Work through the data below and give the number of lines holding "with", nothing more.

## TASK MATERIAL

◆ ◆ ◆

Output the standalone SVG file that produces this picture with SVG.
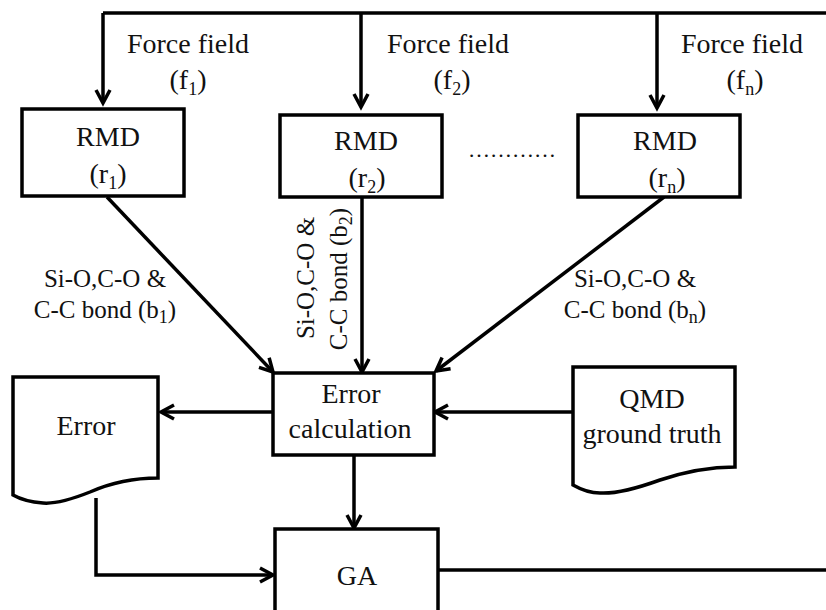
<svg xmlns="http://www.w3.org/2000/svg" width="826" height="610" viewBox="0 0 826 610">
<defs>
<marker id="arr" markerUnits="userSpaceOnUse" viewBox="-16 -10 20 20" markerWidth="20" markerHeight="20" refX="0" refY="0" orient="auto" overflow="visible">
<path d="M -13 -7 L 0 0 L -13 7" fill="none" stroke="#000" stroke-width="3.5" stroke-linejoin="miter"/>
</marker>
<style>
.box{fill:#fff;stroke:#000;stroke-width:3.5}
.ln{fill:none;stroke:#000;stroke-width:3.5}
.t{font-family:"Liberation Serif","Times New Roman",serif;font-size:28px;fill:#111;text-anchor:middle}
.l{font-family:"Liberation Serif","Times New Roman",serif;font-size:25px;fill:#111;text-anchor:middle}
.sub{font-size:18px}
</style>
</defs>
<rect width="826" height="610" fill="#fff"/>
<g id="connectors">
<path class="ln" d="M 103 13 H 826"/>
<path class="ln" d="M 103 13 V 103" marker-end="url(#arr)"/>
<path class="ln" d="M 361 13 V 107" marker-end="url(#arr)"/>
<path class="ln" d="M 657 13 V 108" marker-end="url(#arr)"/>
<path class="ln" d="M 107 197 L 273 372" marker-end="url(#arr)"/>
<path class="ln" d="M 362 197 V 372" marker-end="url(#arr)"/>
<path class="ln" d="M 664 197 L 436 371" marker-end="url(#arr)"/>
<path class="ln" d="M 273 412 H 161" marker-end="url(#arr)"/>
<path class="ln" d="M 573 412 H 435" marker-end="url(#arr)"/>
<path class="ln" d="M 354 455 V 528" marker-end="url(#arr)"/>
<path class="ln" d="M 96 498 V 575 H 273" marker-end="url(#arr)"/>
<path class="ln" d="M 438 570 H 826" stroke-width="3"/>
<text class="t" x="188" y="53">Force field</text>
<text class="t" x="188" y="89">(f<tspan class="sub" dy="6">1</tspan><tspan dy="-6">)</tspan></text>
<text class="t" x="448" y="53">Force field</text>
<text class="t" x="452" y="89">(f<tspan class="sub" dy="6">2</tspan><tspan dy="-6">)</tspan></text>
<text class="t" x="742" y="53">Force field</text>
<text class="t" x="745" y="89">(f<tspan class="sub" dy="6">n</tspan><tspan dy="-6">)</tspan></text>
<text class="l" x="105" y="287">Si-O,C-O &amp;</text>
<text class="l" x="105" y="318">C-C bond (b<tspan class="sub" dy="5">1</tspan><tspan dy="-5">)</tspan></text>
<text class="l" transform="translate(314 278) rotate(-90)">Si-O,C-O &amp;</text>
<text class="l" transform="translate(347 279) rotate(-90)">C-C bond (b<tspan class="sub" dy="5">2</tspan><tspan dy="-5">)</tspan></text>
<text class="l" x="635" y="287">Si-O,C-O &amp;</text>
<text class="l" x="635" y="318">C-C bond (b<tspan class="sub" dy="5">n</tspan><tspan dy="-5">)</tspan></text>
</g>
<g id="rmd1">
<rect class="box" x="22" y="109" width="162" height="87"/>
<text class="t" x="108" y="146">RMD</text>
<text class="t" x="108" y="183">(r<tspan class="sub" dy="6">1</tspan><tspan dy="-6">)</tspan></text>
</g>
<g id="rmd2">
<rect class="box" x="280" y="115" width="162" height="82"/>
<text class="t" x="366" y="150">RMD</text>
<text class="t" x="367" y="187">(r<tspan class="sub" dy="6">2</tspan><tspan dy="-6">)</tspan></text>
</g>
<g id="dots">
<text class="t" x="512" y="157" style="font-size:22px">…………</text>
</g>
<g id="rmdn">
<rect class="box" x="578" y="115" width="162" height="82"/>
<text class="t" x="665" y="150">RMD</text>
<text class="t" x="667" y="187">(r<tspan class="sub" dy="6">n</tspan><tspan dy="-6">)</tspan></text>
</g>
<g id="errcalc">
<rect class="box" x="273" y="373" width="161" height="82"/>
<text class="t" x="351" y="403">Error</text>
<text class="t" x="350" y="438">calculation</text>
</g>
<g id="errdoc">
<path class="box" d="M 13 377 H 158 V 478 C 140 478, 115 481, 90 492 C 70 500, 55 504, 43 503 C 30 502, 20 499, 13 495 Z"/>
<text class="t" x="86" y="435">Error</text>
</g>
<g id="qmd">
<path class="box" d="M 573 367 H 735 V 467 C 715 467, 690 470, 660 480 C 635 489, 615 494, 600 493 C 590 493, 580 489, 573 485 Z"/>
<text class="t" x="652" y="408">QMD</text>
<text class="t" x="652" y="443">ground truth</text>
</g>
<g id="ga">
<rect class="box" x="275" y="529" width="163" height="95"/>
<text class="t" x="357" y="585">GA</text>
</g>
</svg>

◆ ◆ ◆

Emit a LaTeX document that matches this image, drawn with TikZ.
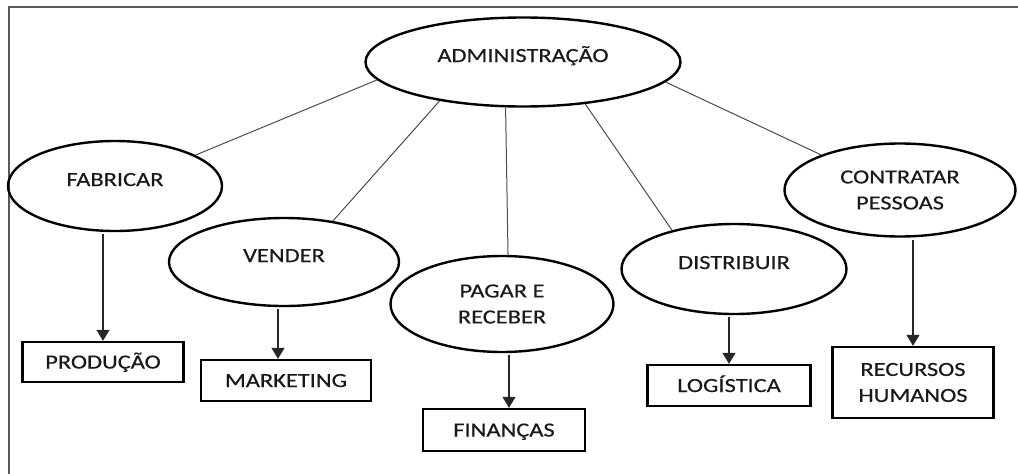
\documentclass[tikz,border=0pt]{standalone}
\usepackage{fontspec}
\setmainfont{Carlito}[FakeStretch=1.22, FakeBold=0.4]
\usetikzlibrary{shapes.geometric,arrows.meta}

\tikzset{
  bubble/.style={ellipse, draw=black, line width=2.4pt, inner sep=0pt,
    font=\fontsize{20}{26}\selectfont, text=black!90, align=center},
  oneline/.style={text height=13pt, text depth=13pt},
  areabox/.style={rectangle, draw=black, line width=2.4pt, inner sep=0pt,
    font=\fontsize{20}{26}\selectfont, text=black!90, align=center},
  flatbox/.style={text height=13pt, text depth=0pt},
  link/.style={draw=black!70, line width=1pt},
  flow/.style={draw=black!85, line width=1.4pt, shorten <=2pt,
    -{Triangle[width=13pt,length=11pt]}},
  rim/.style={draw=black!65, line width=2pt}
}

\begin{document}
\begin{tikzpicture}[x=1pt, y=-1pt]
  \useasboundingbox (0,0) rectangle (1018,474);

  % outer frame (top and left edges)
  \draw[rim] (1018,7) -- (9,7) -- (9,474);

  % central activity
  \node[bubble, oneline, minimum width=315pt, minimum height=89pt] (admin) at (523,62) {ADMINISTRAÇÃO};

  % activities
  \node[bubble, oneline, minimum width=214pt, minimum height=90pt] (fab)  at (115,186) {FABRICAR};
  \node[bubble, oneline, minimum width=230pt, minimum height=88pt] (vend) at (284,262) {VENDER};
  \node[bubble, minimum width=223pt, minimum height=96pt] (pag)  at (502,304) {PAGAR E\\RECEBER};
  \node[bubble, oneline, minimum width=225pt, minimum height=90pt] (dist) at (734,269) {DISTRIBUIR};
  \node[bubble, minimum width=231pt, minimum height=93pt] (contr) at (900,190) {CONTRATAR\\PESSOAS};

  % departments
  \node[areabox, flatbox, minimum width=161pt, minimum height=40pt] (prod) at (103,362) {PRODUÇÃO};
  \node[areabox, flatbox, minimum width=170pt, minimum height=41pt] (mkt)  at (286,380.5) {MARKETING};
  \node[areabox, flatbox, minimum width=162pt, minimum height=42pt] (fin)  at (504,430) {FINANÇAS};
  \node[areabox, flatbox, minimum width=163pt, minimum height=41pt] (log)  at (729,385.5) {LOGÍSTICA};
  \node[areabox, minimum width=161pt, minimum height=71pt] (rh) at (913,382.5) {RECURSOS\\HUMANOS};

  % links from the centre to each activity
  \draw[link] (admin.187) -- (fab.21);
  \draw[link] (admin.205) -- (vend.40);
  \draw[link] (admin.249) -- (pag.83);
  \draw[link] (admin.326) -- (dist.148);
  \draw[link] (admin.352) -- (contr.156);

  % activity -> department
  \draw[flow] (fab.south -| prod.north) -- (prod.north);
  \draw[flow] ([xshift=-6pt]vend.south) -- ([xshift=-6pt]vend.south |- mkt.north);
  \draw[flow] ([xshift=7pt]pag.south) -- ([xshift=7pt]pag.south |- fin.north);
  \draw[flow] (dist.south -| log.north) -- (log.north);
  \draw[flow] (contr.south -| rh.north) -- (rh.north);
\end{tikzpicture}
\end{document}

◆ ◆ ◆

## EXERCISE OUTPUT
2